Goundie began his task by requesting a certain field to grow barley. This field happened to be the place used to graze cows to supply milk for the community. This was the apparently the first time Goundie confronted the elders of the community and they were not pleased. Eventually they gave in but were not happy that even before he brewed any beer Goundie was making “requests.” The diary writer, perhaps speaking for the leadership as well as himself, wrote tersely, “We will wait and see whether he will stay more than 1 year.”
Talking back to the leadership would never have been tolerated in the 18th century Bethlehem. But by 1803 they recognized they were in a bind. Since the American Revolution young people in the community had grown less and less tolerant of the old rules. Bethlehem was no longer the quiet frontier missionary outpost it had been. More and more its small business community members were coming to identify with the non-Moravian world around them. At the same time church leaders in Herrnhut wanted them to keep the lid on the community and gave the local leaders little leeway.
Goundie took over the brewery and, as the leadership had hoped, began to revive it. A problem that the leadership had was the decline of interest in beer drinking by the young and increased use of whiskey. Goundie improved the quality of the beer. Rather than leaving town as had once been predicted, by 1812 the leadership praised his skills and product as better than that from Philadelphia’s brewers.
Goundie also had a private life. In 1804 he married widow Cornelia Elizabeth Andreas from one of the leading families in Bethlehem. And the birth of several children made the need to build a home important. In 1808 he made a request to the community leadership, offering to pay 700 pounds over the course of a year for it. But cautious as ever they would not move until they had followed the tradition of casting a lot. When they did so, and the lot went against him, the minutes of the meeting at which the decision was announced noted Goundie had to be “calmed down.” Shortly thereafter he announced he was going to train someone else to run the brewery and relocate to the Moravian community at Lititz. Not only did that not happen but by 1810 a map of Bethlehem showed Goundie’s house. How this change came about is unknown. Perhaps, rather than split the community, they reached some sort of private arrangement. Whatever it was it worked.

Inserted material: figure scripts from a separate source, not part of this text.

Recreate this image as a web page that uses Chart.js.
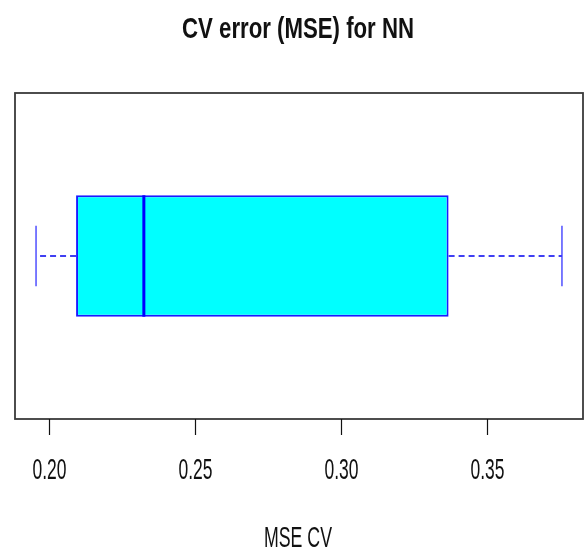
<!DOCTYPE html>
<html>
<head>
<meta charset="utf-8">
<script src="https://cdn.jsdelivr.net/npm/chart.js@4/dist/chart.umd.min.js"></script>
<style>
  html, body { margin: 0; padding: 0; background: #fff; }
  #wrap { width: 588px; height: 548px; }
</style>
</head>
<body>
<div id="wrap"><canvas id="cv" width="588" height="548"></canvas></div>
<script>
// boxplot stats
const categories = ['NN'];
const whiskerLow = [0.1956];
const q1Values = [0.2093];
const medianValues = [0.2325];
const q3Values = [0.3368];
const whiskerHigh = [0.3756];

const tickValues = [0.20, 0.25, 0.30, 0.35];
const tickLabels = ['0.20', '0.25', '0.30', '0.35'];

const titleText = 'CV error (MSE) for NN';
const xLabelText = 'MSE CV';

// R style axis range: data range + 4% each side
const lo = Math.min(...whiskerLow), hi = Math.max(...whiskerHigh);
const pad = (hi - lo) * 0.04;

const FONT = '"Liberation Sans", Arial, sans-serif';

// narrow text like the original (R output squeezed horizontally)
function narrowText(ctx, text, cx, baseline, size, weight, targetW) {
    ctx.save();
    ctx.font = weight + ' ' + size + 'px ' + FONT;
    const w = ctx.measureText(text).width;
    const sx = targetW / w;
    ctx.translate(cx, baseline);
    ctx.scale(sx, 1);
    ctx.fillStyle = '#111';
    ctx.textAlign = 'center';
    ctx.textBaseline = 'alphabetic';
    ctx.fillText(text, 0, 0);
    ctx.restore();
}

const boxPlugin = {
    id: 'boxExtras',
    afterDatasetsDraw(chart) {
        const ctx = chart.ctx;
        const xs = chart.scales.x;
        const meta = chart.getDatasetMeta(0);
        meta.data.forEach((bar, i) => {
            const cy = bar.y;
            const h = bar.height;
            const pLow = xs.getPixelForValue(whiskerLow[i]);
            const pQ1 = xs.getPixelForValue(q1Values[i]);
            const pMed = xs.getPixelForValue(medianValues[i]);
            const pQ3 = xs.getPixelForValue(q3Values[i]);
            const pHigh = xs.getPixelForValue(whiskerHigh[i]);

            ctx.save();
            // whiskers (dashed), drawn from the box outwards like R
            ctx.strokeStyle = '#0000ee';
            ctx.lineWidth = 1.7;
            ctx.setLineDash([6, 4]);
            ctx.beginPath();
            ctx.moveTo(pQ1, cy); ctx.lineTo(pLow, cy);
            ctx.moveTo(pQ3, cy); ctx.lineTo(pHigh, cy);
            ctx.stroke();
            // caps
            ctx.setLineDash([]);
            ctx.strokeStyle = '#3535ff';
            ctx.lineWidth = 1.3;
            ctx.beginPath();
            ctx.moveTo(pLow, cy - h / 4); ctx.lineTo(pLow, cy + h / 4);
            ctx.moveTo(pHigh, cy - h / 4); ctx.lineTo(pHigh, cy + h / 4);
            ctx.stroke();
            // median
            ctx.strokeStyle = '#0000ff';
            ctx.lineWidth = 3;
            ctx.beginPath();
            ctx.moveTo(pMed, cy - h / 2); ctx.lineTo(pMed, cy + h / 2);
            ctx.stroke();
            ctx.restore();
        });
    },
    afterDraw(chart) {
        const ctx = chart.ctx;
        const a = chart.chartArea;
        const xs = chart.scales.x;
        ctx.save();
        // frame
        ctx.strokeStyle = '#3a3a3a';
        ctx.lineWidth = 1.8;
        ctx.strokeRect(a.left, a.top, a.right - a.left, a.bottom - a.top);
        // ticks
        ctx.strokeStyle = '#111';
        ctx.lineWidth = 1.2;
        tickValues.forEach((v, i) => {
            const px = Math.round(xs.getPixelForValue(v)) + 0.5;
            ctx.beginPath();
            ctx.moveTo(px, a.bottom);
            ctx.lineTo(px, a.bottom + 16);
            ctx.stroke();
            narrowText(ctx, tickLabels[i], px, 479, 29, 'normal', 34);
        });
        ctx.restore();
        narrowText(ctx, titleText, 298, 38, 30, 'bold', 232);
        narrowText(ctx, xLabelText, 298, 547, 29, 'normal', 68);
    }
};

new Chart(document.getElementById('cv'), {
    type: 'bar',
    data: {
        labels: categories,
        datasets: [{
            data: categories.map((c, i) => [q1Values[i], q3Values[i]]),
            backgroundColor: '#00ffff',
            borderColor: '#1a1aff',
            borderWidth: 2,
            borderSkipped: false,
            categoryPercentage: 1,
            barPercentage: 0.3725
        }]
    },
    options: {
        indexAxis: 'y',
        responsive: false,
        animation: false,
        devicePixelRatio: 1,
        layout: { padding: { left: 15, right: 5, top: 93, bottom: 129 } },
        plugins: { legend: { display: false }, tooltip: { enabled: false }, title: { display: false } },
        scales: {
            x: { type: 'linear', min: lo - pad, max: hi + pad, display: false },
            y: { type: 'category', display: false }
        }
    },
    plugins: [boxPlugin]
});
</script>
</body>
</html>
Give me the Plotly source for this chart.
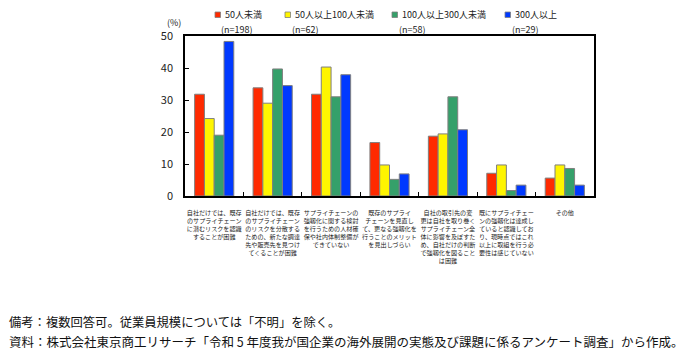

In 1819 Goundie must have set local gossips tongues wagging again by bringing over from Europe a young Moravian woman, Sister Anna Mollinger Von Zeyst, and her two relatives. Mollinger was to act, he said, as a domestic servant, aka a maid, in his home. “What would her role be?” the perplexed leadership wondered. As she could not possibly live in the Single Sisters House, who would be responsible for her? It was, the meeting minutes, noted “ a very special and new case.” Goundie responded quickly. He would be responsible for her good behavior. Her relatives would not be staying in Bethlehem and would leave as soon they found suitable employment elsewhere. As Goundie’s personal morals and standing in the community were above reproach, it seems to have ended the official part of the controversy, but probably not the gossip.
From 1812 to 1820 Goundie continued to make improvements to the brewery, almost all of which were largely agreed to without objection. But to judge from the record he gradually withdrew from the role of brew master, giving it up entirely by 1830. The arrival of the Lehigh Canal in 1827 brought big changes to Bethlehem and Goundie. Commerce flowed into the city. Goundie worked closely with the prominent Rice family in the ”privatization” of the communal industries of Bethlehem. But while Goundie was cautious, the Rices speculated wildly in timber and saw-mills, destroying the forests. Like many people of the day, they saw only the upside of the new, free enterprise system. Having grown up in semi-communal society, they didn’t realize speculation had consequences.
With the Bank Panic of 1837 and the floods of 1841, the Rices were devastated and took what remained of the old Bethlehem’s resources with them. By the late 1840s the old leadership of Bethlehem had folded and church leaders in Germany could offer no aid. Outside investors arrived to purchase community lands. Although Goundie, aided by his son George Henry, a successful merchant, survived the crash he was troubled by physical ills associated with aging. Finally, on April 3, 1852, he died after a long illness at the age of 78. His wife followed a year later.
His son George Henry, a loyal Democrat, had by then embarked on a diplomatic career that took him to Switzerland over the next 25 years with assignments as consul in Basle and Zurich. When the revolutions in Germany collapsed in 1848, George Henry aided many refugees seeking a haven in the New World. Perhaps George Henry’s oddest assignment came in 1854 when, on a request from Secretary of War and future Confederate President Jefferson Davis, he went searching for and found a cannon in Basle that had apparently been given by Washington to a French regiment for their role at the battle of Yorktown. According to one source, Davis, an admirer of Napoleon, hoped to use it to curry favor with the then-new regime in France headed by Napoleon’s nephew, emperor Napoleon III, and to symbolize the historic links between the two nations. If Davis ever got the cannon and used it for that purpose is not known.
In the 1860s George Henry returned to Bethlehem and served a term in the state legislature. He is also said to have given, on July 4, 1869 the name Calypso Island to a well-known pleasure ground in Bethlehem. While making plans to retire to Switzerland, George Henry died in 1877. But thanks to two determined women the Goundie legacy lives on in the house his father built.